Extract every line that contains the string "chart".

* _THE DATA_
++++++++
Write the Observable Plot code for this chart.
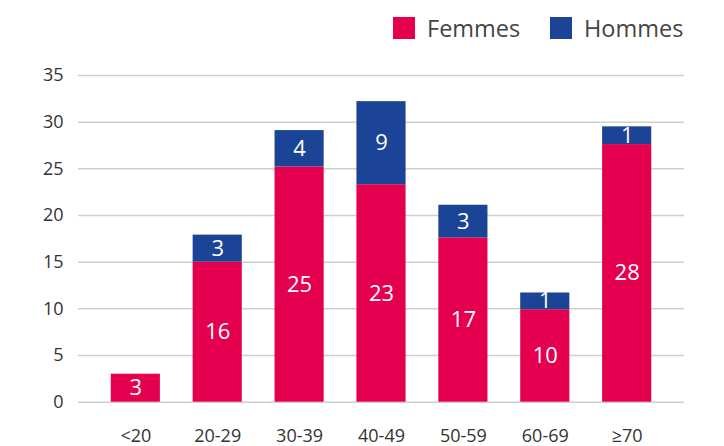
<!DOCTYPE html>
<html><head><meta charset="utf-8">
<script src="https://cdn.jsdelivr.net/npm/d3@7"></script>
<script src="https://cdn.jsdelivr.net/npm/@observablehq/plot@0.6"></script>
<style>
body{margin:0;background:#fff;font-family:"Open Sans",sans-serif;}
#wrap{position:relative;width:724px;height:446px;}
#legend{position:absolute;top:0;left:0;width:724px;height:60px;}
.item{position:absolute;top:17px;display:flex;align-items:center;height:22px;font-size:23.5px;color:#444;}
.sw{width:22px;height:22px;margin-right:12px;}
#chart{position:absolute;top:60px;left:0;}
</style></head>
<body><div id="wrap">
<div id="legend"></div>
<div id="chart"></div>
</div>
<script>
const categories = ["<20","20-29","30-39","40-49","50-59","60-69","≥70"];
const femmes = [3.0, 15.0, 25.2, 23.3, 17.6, 9.9, 27.6];
const hommes = [0, 2.9, 3.9, 8.9, 3.5, 1.8, 1.9];
const femmesLabels = ["3","16","25","23","17","10","28"];
const hommesLabels = ["","3","4","9","3","1","1"];
const series = ["Femmes","Hommes"];
const colors = ["#e4004f","#1b4396"];
const yTicks = [0,5,10,15,20,25,30,35];

const rows = [];
categories.forEach((c,i)=>{
  rows.push({cat:c, sex:"Femmes", v:femmes[i], label:femmesLabels[i]});
  if (hommes[i] > 0) rows.push({cat:c, sex:"Hommes", v:hommes[i], label:hommesLabels[i]});
});

const lg = document.getElementById("legend");
const legendX = [393, 550];
series.forEach((s,i)=>{
  const d = document.createElement("div");
  d.className="item"; d.style.left = legendX[i]+"px";
  d.innerHTML = `<span class="sw" style="background:${colors[i]}"></span><span>${s}</span>`;
  lg.appendChild(d);
});

const plot = Plot.plot({
  width: 724, height: 386,
  marginLeft: 78, marginRight: 40, marginTop: 15, marginBottom: 44.3,
  style: {fontFamily: "Open Sans, sans-serif", background: "#fff"},
  x: {domain: categories, padding: 0.4, round: false, label: null, tickSize: 0, tickPadding: 27},
  y: {domain: [0,35], ticks: yTicks, label: null, tickSize: 0, tickPadding: 15},
  color: {domain: series, range: colors},
  marks: [
    Plot.ruleY(yTicks, {stroke: "#cfcfcf", strokeWidth: 1.5}),
    Plot.barY(rows, {x: "cat", y: "v", fill: "sex", order: series}),
    Plot.text(rows, Plot.stackY({x: "cat", y: "v", z: "sex", order: series, text: "label", fill: "white", fontSize: 22, fontWeight: 500})),
    Plot.axisX({tickSize: 0, tickPadding: 27, fontSize: 18, fill: "#333"}),
    Plot.axisY({ticks: yTicks, tickSize: 0, tickPadding: 15, fontSize: 18, fill: "#333"})
  ]
});
document.getElementById("chart").appendChild(plot);
</script>
</body></html>
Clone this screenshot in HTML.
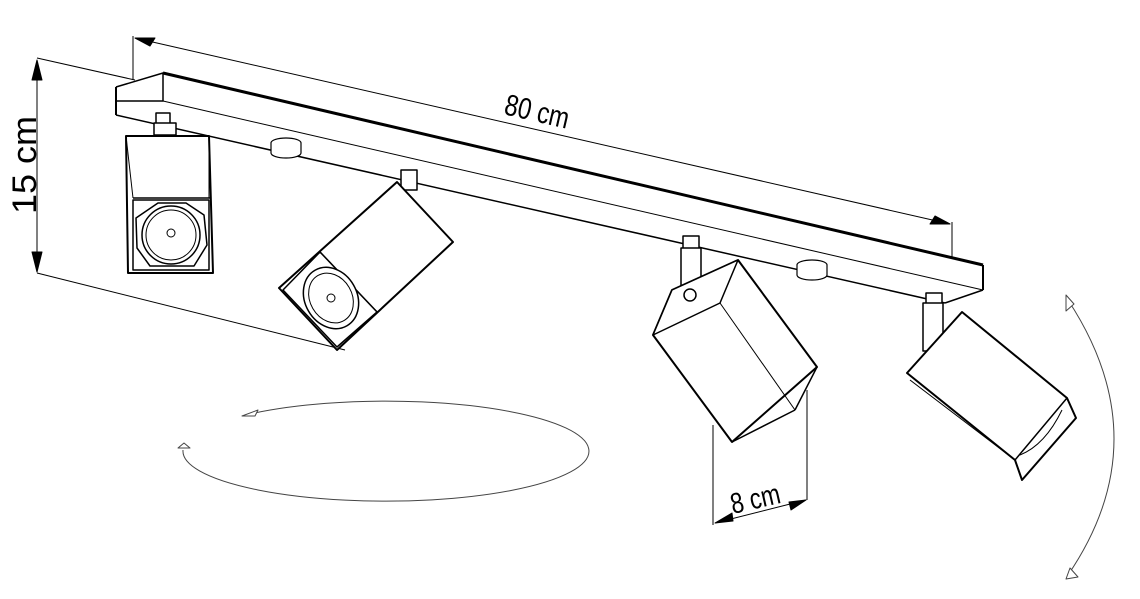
++++++++
* _THE RESPONSE_
Write the Observable Plot code for this chart.
#chart{position:absolute;top:60px;left:0;}
<div id="chart"></div>
document.getElementById("chart").appendChild(plot);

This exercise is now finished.